Blending two different families is always challenging, but it can be especially so when it comes to estate planning. Blended families are complex by nature; you may have children from a previous marriage, children from your current marriage, as well as step children from your new spouse’s family.
How do you divide up your estate?
The most complicated part of estate planning with blended families is in deciding what belongs to you, what belongs to your spouse, and what belongs to both of you. When putting together your estate plan, it is very important to be honest and up front about what you want to accomplish. If you are not straight forward with everyone in your family, it can cause problems down the road, resulting in challenges to your Will or Trust and rivalry between family members.

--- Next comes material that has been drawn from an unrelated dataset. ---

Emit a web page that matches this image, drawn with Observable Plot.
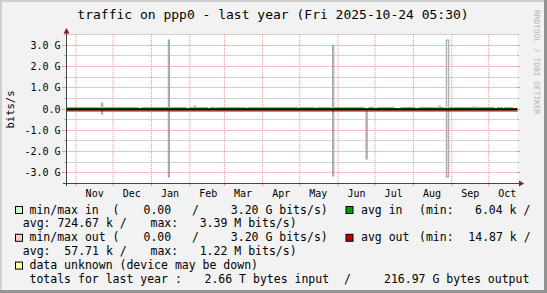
<!DOCTYPE html>
<html><head><meta charset="utf-8">
<script src="https://cdn.jsdelivr.net/npm/d3@7"></script>
<script src="https://cdn.jsdelivr.net/npm/@observablehq/plot@0.6"></script>
<style>
html,body{margin:0;padding:0;background:#f2f2f2;}
#wrap{position:relative;width:547px;height:293px;overflow:hidden;background:#f2f2f2;}
#wrap svg{position:absolute;left:0;top:0;}
</style></head><body><div id="wrap"></div>
<script>
// ---- data ----
const rangeStart = "2024-10-24T05:30Z";
const rangeEnd = "2025-10-24T05:30Z";
const monthStarts = ["2024-11-01","2024-12-01","2025-01-01","2025-02-01","2025-03-01","2025-04-01","2025-05-01","2025-06-01","2025-07-01","2025-08-01","2025-09-01","2025-10-01"];
const monthLabelDates = ["2024-11-16","2024-12-16","2025-01-16","2025-02-16","2025-03-16","2025-04-16","2025-05-16","2025-06-16","2025-07-16","2025-08-16","2025-09-16","2025-10-16"];
const monthLabels = ["Nov","Dec","Jan","Feb","Mar","Apr","May","Jun","Jul","Aug","Sep","Oct"];
const yTicks = [-3e9,-2e9,-1e9,0,1e9,2e9,3e9];
const yTickLabels = ["-3.0 G","-2.0 G","-1.0 G","0.0","1.0 G","2.0 G","3.0 G"];
const yMajorGrid = [-3e9,-2e9,-1e9,0,1e9,2e9,3e9];
const yMinorGrid = [-2.5e9,-1.5e9,-0.5e9,0.5e9,1.5e9,2.5e9,3.5e9];

// spikes of min/max in (up) and min/max out (down)
const spikeStart  = ["2024-11-22","2025-01-15","2025-02-05","2025-05-28","2025-06-24","2025-08-22","2025-08-28","2025-09-19"];
const spikeEnd    = ["2024-11-23","2025-01-16","2025-02-06","2025-05-29","2025-06-25","2025-08-23","2025-08-30","2025-09-21"];
const spikeMaxIn  = [0.27e9, 3.23e9, 0.12e9, 2.96e9, 0,      0.10e9, 3.23e9, 0.08e9];
const spikeMaxOut = [0.26e9, 3.22e9, 0,      3.17e9, 2.36e9, 0,      3.22e9, 0];

// periods where the small min/max in band is visible just above zero
const bandStart = ["2024-10-24T05:30Z","2024-12-24","2025-02-01","2025-02-18","2025-02-23","2025-03-20","2025-05-01","2025-05-15","2025-05-29","2025-06-26","2025-07-03","2025-07-22","2025-08-06","2025-08-20","2025-08-30","2025-09-15","2025-10-08","2025-10-14"];
const bandEnd   = ["2024-12-22","2025-01-30","2025-02-16","2025-02-22","2025-03-19","2025-04-30","2025-05-14","2025-05-27","2025-06-23","2025-07-01","2025-07-17","2025-08-03","2025-08-20","2025-08-27","2025-09-15","2025-10-06","2025-10-13","2025-10-21"];
const bandLevel = 0.08e9;

// averages (bits/s)
const avgDates = ["2024-10-24T05:30Z","2025-10-24T05:30Z"];
const avgIn  = [724670, 724670];
const avgOut = [-57710, -57710];

// legend
const legendRows = [
  [[29.5,"min/max in  ("],[143.5,"0.00"],[192,"/"],[230.8,"3.20 G bits/s)"],[361,"avg in"],[419,"(min:"],[475,"6.04 k /"]],
  [[22.8,"avg: 724.67 k /"],[150.5,"max:"],[199.7,"3.39 M bits/s)"]],
  [[29.5,"min/max out ("],[143.5,"0.00"],[192,"/"],[230.8,"3.20 G bits/s)"],[361,"avg out"],[419,"(min:"],[468.3,"14.87 k /"]],
  [[22.8,"avg:  57.71 k /"],[150.5,"max:"],[199.7,"1.22 M bits/s)"]],
  [[29.5,"data unknown (device may be down)"]],
  [[29.5,"totals for last year :"],[204.5,"2.66 T bytes input"],[344,"/"],[384,"216.97 G bytes output"]]
];
const legendSwatches = [[0,15.5,"#c8ffc8"],[0,346,"#00a000"],[2,15.5,"#ffc8c8"],[2,346,"#c00000"],[4,15.5,"#ffff99"]];
const rowBaselines = [213.5,227.4,241.3,255.2,269.1,283];

// ---- build ----
const W = 547, H = 293;
const parse = s => new Date(s);
const x0 = parse(rangeStart), x1 = parse(rangeEnd);
const months = monthStarts.map(parse);
const labelTicks = monthLabelDates.map(parse);
const spikes = spikeStart.map((s,i)=>({start: parse(s), end: parse(spikeEnd[i]), maxIn: spikeMaxIn[i], maxOut: spikeMaxOut[i]}));
const band = bandStart.map((s,i)=>({start: parse(s), end: parse(bandEnd[i]), v: bandLevel}));
const avg = avgDates.map((d,i)=>({t: parse(d), vin: avgIn[i], vout: avgOut[i]}));

const majorColor = "#eb9595", minorColor = "#b0b0b0", arrowColor = "#801f1f";
const upArrow = {draw(ctx){ ctx.moveTo(0,-6.5); ctx.lineTo(3,-1); ctx.lineTo(-3,-1); ctx.closePath(); }};
const rightArrow = {draw(ctx){ ctx.moveTo(6.5,0); ctx.lineTo(1.5,-3); ctx.lineTo(1.5,3); ctx.closePath(); }};

const chart = Plot.plot({
  width: W, height: H,
  marginLeft: 66, marginRight: 30, marginTop: 34, marginBottom: 110,
  style: {background: "#f2f2f2", fontFamily: '"DejaVu Sans Mono", monospace', fontSize: "10px"},
  x: {type: "utc", domain: [x0, x1], ticks: labelTicks, tickFormat: d => monthLabels[labelTicks.findIndex(t => +t === +d)], tickSize: 0, tickPadding: 6, label: null},
  y: {domain: [-3.5e9, 3.5e9], nice: false, round: true, ticks: yTicks, tickFormat: d => yTickLabels[yTicks.indexOf(d)], tickSize: 0, tickPadding: 6, label: null},
  marks: [
    Plot.frame({fill: "white", stroke: "none"}),
    Plot.ruleY(yMinorGrid, {stroke: minorColor, strokeOpacity: 0.55, strokeWidth: 1}),
    Plot.ruleY(yMajorGrid, {stroke: majorColor, strokeOpacity: 0.6, strokeWidth: 1}),
    Plot.ruleX(months, {stroke: majorColor, strokeDasharray: "1,1"}),
    // small solid grid ticks at the frame edges
    Plot.ruleY(yMajorGrid, {x1: () => x0, x2: () => x0, insetLeft: -4, stroke: majorColor}),
    Plot.ruleY(yMajorGrid, {x1: () => x1, x2: () => x1, insetRight: -3, stroke: majorColor}),
    Plot.ruleY(yMinorGrid, {x1: () => x0, x2: () => x0, insetLeft: -2, stroke: minorColor}),
    Plot.ruleY(yMinorGrid, {x1: () => x1, x2: () => x1, insetRight: -2, stroke: minorColor}),
    Plot.ruleX(months, {y1: () => -3.5e9, y2: () => -3.5e9, insetBottom: -3, stroke: majorColor}),
    // small min/max in band near zero
    Plot.ruleY(band, {y: "v", x1: "start", x2: "end", stroke: "#a4a4a4", strokeWidth: 1}),
    // spikes
    Plot.rect(spikes.filter(d => d.maxIn > 0), {x1: "start", x2: "end", y1: () => 0, y2: "maxIn", fill: "#c8ffc8", stroke: "#a0a0a0", strokeWidth: 1}),
    Plot.rect(spikes.filter(d => d.maxOut > 0), {x1: "start", x2: "end", y1: () => 0, y2: d => -d.maxOut, fill: "#ffc8c8", stroke: "#a0a0a0", strokeWidth: 1}),
    // averages and zero rule
    Plot.lineY(avg, {x: "t", y: "vin", stroke: "#00a000", strokeWidth: 1}),
    Plot.ruleY([0], {stroke: "#000", strokeWidth: 2}),
    Plot.lineY(avg, {x: "t", y: "vout", stroke: "#b00000", strokeWidth: 1, dy: 1.5}),
    // axes with arrows
    Plot.ruleX([x0], {insetTop: -5, insetBottom: -3, stroke: "#444"}),
    Plot.ruleY([-3.5e9], {insetLeft: -3, insetRight: -3, stroke: "#444"}),
    Plot.dot([0], {frameAnchor: "top-left", symbol: upArrow, r: 1, fill: arrowColor, stroke: "none"}),
    Plot.dot([0], {frameAnchor: "bottom-right", symbol: rightArrow, r: 1, fill: arrowColor, stroke: "none"})
  ]
});
const wrap = document.getElementById("wrap");
wrap.appendChild(chart);

// ---- text overlay: title, y label, legend, watermark, border ----
const svg = d3.select(wrap).append("svg").attr("width", W).attr("height", H)
  .style("pointer-events", "none")
  .attr("font-family", '"DejaVu Sans Mono", monospace');

svg.append("text").attr("x", 273).attr("y", 18.5).attr("text-anchor", "middle")
  .attr("font-size", 13).text("traffic on ppp0 - last year (Fri 2025-10-24 05:30)");
svg.append("text").attr("transform", "translate(14.3,109.5) rotate(-90)").attr("text-anchor", "middle")
  .attr("font-size", 10.5).text("bits/s");
svg.append("text").attr("transform", "translate(534.3,10) rotate(90)")
  .attr("font-size", 7.9).attr("fill", "#b4b4b4").text("RRDTOOL / TOBI OETIKER");

legendRows.forEach((row, r) => {
  row.forEach(([x, s]) => {
    svg.append("text").attr("x", x).attr("y", rowBaselines[r]).attr("font-size", 11.5)
      .attr("xml:space", "preserve").style("white-space", "pre").text(s);
  });
});
legendSwatches.forEach(([r, x, c]) => {
  svg.append("rect").attr("x", x).attr("y", rowBaselines[r] - 7).attr("width", 7).attr("height", 7)
    .attr("fill", c).attr("stroke", "#000").attr("stroke-width", 1);
});

svg.append("rect").attr("x", 0).attr("y", 0).attr("width", W).attr("height", 2).attr("fill", "#cfcfcf");
svg.append("rect").attr("x", 0).attr("y", 0).attr("width", 2).attr("height", H).attr("fill", "#cfcfcf");
svg.append("rect").attr("x", 0).attr("y", H - 3).attr("width", W).attr("height", 3).attr("fill", "#939393");
svg.append("rect").attr("x", W - 3).attr("y", 0).attr("width", 3).attr("height", H).attr("fill", "#939393");
</script></body></html>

Both spouses should be on the same page; if you intend to leave a portion of your estate to your children from a previous marriage, let your spouse, as well as the rest of the family know and be understanding when your spouse wants to do the same. Once you do decide how you will divide your estate, there are a number of legal tools to help ensure that your wishes are carried out after your death.
Some of those tools would include a prenuptial agreement, or a postnuptial agreement if you’re already married. This is a good method of specifying what assets will be considered marital property, and which assets will be considered your own personal property.
Another tool is the Qualified Terminable Interest Property Trust. This type of trust can provide benefits for your current spouse, while at the same time preserving assets for your children from a previous marriage.
A life insurance policy is another way of ensuring that your children from a previous marriage receive their portion of your estate. You can name your children as beneficiaries, and leave other assets to your current spouse.
Once you have a plan in place, it’s good practice to review it on a regular basis. Make sure your beneficiary designations are still in line with the way you want to distribute your estate and should you divorce at some point, don’t forget to the make the necessary changes to your plan.